Pelarangan itu, tutur Bambang Haryo, justru memicu penyelundupkan benur lobster sehingga merugikan negara. Di sisi lain, nelayan kehilangan mata pencarian dari penangkapan benur dan budidaya lobster.

Dia mengatakan Indonesia merupakan sumber lobster terbesar di dunia meskipun biota laut bernilai tinggi ini sebenarnya endemik dari Pulau Christmas, Australia.
Potensi benur lobster Indonesia diperkirakan mencapai 2-3 miliar per tahun, bahkan di Lombok Tengah saja potensinya mencapai 300 juta ekor per tahun.

Data KKP mengungkapkan, terdapat 20 lokasi potensial sumber lobster di seluruh Indonesia. “Begitu melimpah benur lobster, nelayan kita bisa memanen selama 10 bulan sepanjang tahun,” papar Bambang Haryo.

Sebagai perbandingan, potensi benur lobster di Vietnam hanya sekitar 2-3 juta ekor per tahun dan nelayan hanya bisa memanen 1-2 bulan saja. Anehnya sejak pelarangan, ekspor lobster Vietnam justru melonjak padahal negara itu sangat bergantung dari impor benur dari Indonesia (lihat tabel).

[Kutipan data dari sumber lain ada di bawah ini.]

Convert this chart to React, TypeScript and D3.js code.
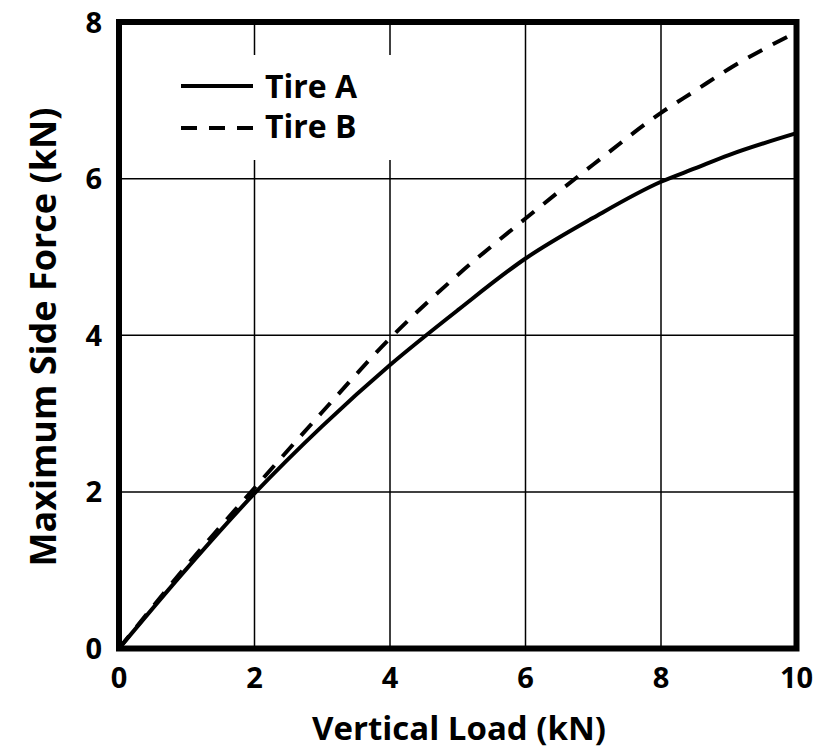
import React from "react";
import * as d3 from "d3";

const loads = [0, 1, 2, 3, 4, 5, 6, 7, 8, 8.5, 9, 10];
const tireA = [0, 1.02, 1.98, 2.84, 3.62, 4.32, 4.98, 5.5, 5.96, 6.13, 6.3, 6.58];
const tireB = [0, 1.06, 2.05, 3.02, 3.96, 4.77, 5.49, 6.18, 6.84, 7.12, 7.4, 7.87];
const xTicks = [0, 2, 4, 6, 8, 10];
const yTicks = [0, 2, 4, 6, 8];
const seriesNames = ["Tire A", "Tire B"];

const W = 817;
const H = 753;
const FONT = "'Open Sans', 'DejaVu Sans', sans-serif";

export default function App() {
  const x = d3.scaleLinear().domain([0, 10]).range([119, 796.5]);
  const y = d3.scaleLinear().domain([0, 8]).range([648.5, 22]);
  const line = d3
    .line<number>()
    .x((_, i) => x(loads[i]))
    .y((d) => y(d))
    .curve(d3.curveMonotoneX);

  return (
    <svg
      width={W}
      height={H}
      style={{ position: "absolute", left: 0, top: 0, background: "#fff" }}
      fontFamily={FONT}
    >
      {/* grid */}
      {xTicks.map((t) => (
        <line key={"gx" + t} x1={x(t)} x2={x(t)} y1={y(0)} y2={y(8)} stroke="#000" strokeWidth={1.5} />
      ))}
      {yTicks.map((t) => (
        <line key={"gy" + t} x1={x(0)} x2={x(10)} y1={y(t)} y2={y(t)} stroke="#000" strokeWidth={1.5} />
      ))}
      {/* legend background */}
      <rect x={160} y={55} width={235} height={105} fill="#fff" />
      {/* curves */}
      <path d={line(tireA) || ""} fill="none" stroke="#000" strokeWidth={4} />
      <path d={line(tireB) || ""} fill="none" stroke="#000" strokeWidth={4} strokeDasharray="16 12" />
      {/* frame */}
      <rect
        x={x(0)}
        y={y(8)}
        width={x(10) - x(0)}
        height={y(0) - y(8)}
        fill="none"
        stroke="#000"
        strokeWidth={6}
      />
      {/* legend */}
      <line x1={181} x2={253} y1={86} y2={86} stroke="#000" strokeWidth={4} />
      <line x1={181} x2={253} y1={128} y2={128} stroke="#000" strokeWidth={4} strokeDasharray="16 12" />
      <text x={265} y={98} fontSize={32} fontWeight={700}>{seriesNames[0]}</text>
      <text x={265} y={138} fontSize={32} fontWeight={700}>{seriesNames[1]}</text>
      {/* tick labels */}
      {xTicks.map((t) => (
        <text key={"xl" + t} x={x(t)} y={688} fontSize={29} fontWeight={700} textAnchor="middle">
          {t}
        </text>
      ))}
      {yTicks.map((t) => (
        <text
          key={"yl" + t}
          x={102}
          y={y(t) + 10.5}
          fontSize={29}
          fontWeight={700}
          textAnchor="end"
        >
          {t}
        </text>
      ))}
      {/* axis titles */}
      <text x={459} y={740} fontSize={33} fontWeight={700} textAnchor="middle">
        Vertical Load (kN)
      </text>
      <text
        transform={`translate(56, 337) rotate(-90)`}
        fontSize={36}
        fontWeight={700}
        textAnchor="middle"
      >
        Maximum Side Force (kN)
      </text>
    </svg>
  );
}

“Potensi ekonomi benur lobster di Indonesia mencapai ratusan triliun rupiah setiap tahun apabila per ekornya dihargai sekitar Rp50 ribu. Kalau benur ini dibudidayakan hingga ukuran 500 gram harganya bisa mencapai Rp500 ribu sehingga potensi ekonominya jauh lebih besar lagi,” jelas Bambang Haryo.

Dia mengatakan, benur lobster justru harus segera ditangkap oleh nelayan sebab jika tidak akan habis dimakan oleh predatornya, seperti ikan kakap, kerapu, dan ikan karang. Berdasarkan penelitian Prof Dr Clive Jones, peluang hidup benur lobster hanya 0,01% atau hanya 1 dari 10.000 lobster yang mampu bertahan hidup di alam liar.

Ironisnya, menteri Susi melarang benur lobster dan membolehkan penangkapan lobster ukuran besar, padahal lobster seukuran itu merupakan potensi indukan dan pejantan. “Lobster ukuran itu sudah mampu menyesuaikan diri dengan habitat di perairan Indonesia, seharusnya tidak ditangkap agar bisa berkembang biak secara alami,” ujarnya

Mendapat komentar dari Bambang Haryo, Susi tak tinggal diam. Lagi-lagi Susi menciutkan Twitter “Kata Nelayan Pacitan Wacana Ekspor Baby Lobster” Berita yang di kutip dari detikcom itu menyebutkan bahwa Nelayan Pacitan menolak rencana pembukaan keran export benih Lobster.

Susi juga melakukan retwet akun twitter @Dandiherdiana yang menyebutkan Nelayan Pangandaran tidak mengambil lobster di bawah 2 ons/ 200gr..dan memilih untuk melepasnya kembali, padahal mereka mengambil lobster dengan mempertaruhkan nyawa (kalau nelayan yg tak peduli pasti semua lobster diambil semua).

Sementara itu, Susi Pudjiastuti saat dimintai tanggapannya mengenai statetment Bambang Haryo, Susi Pudjiastuti memilih diam, dan tidak memberikan jawaban apapun.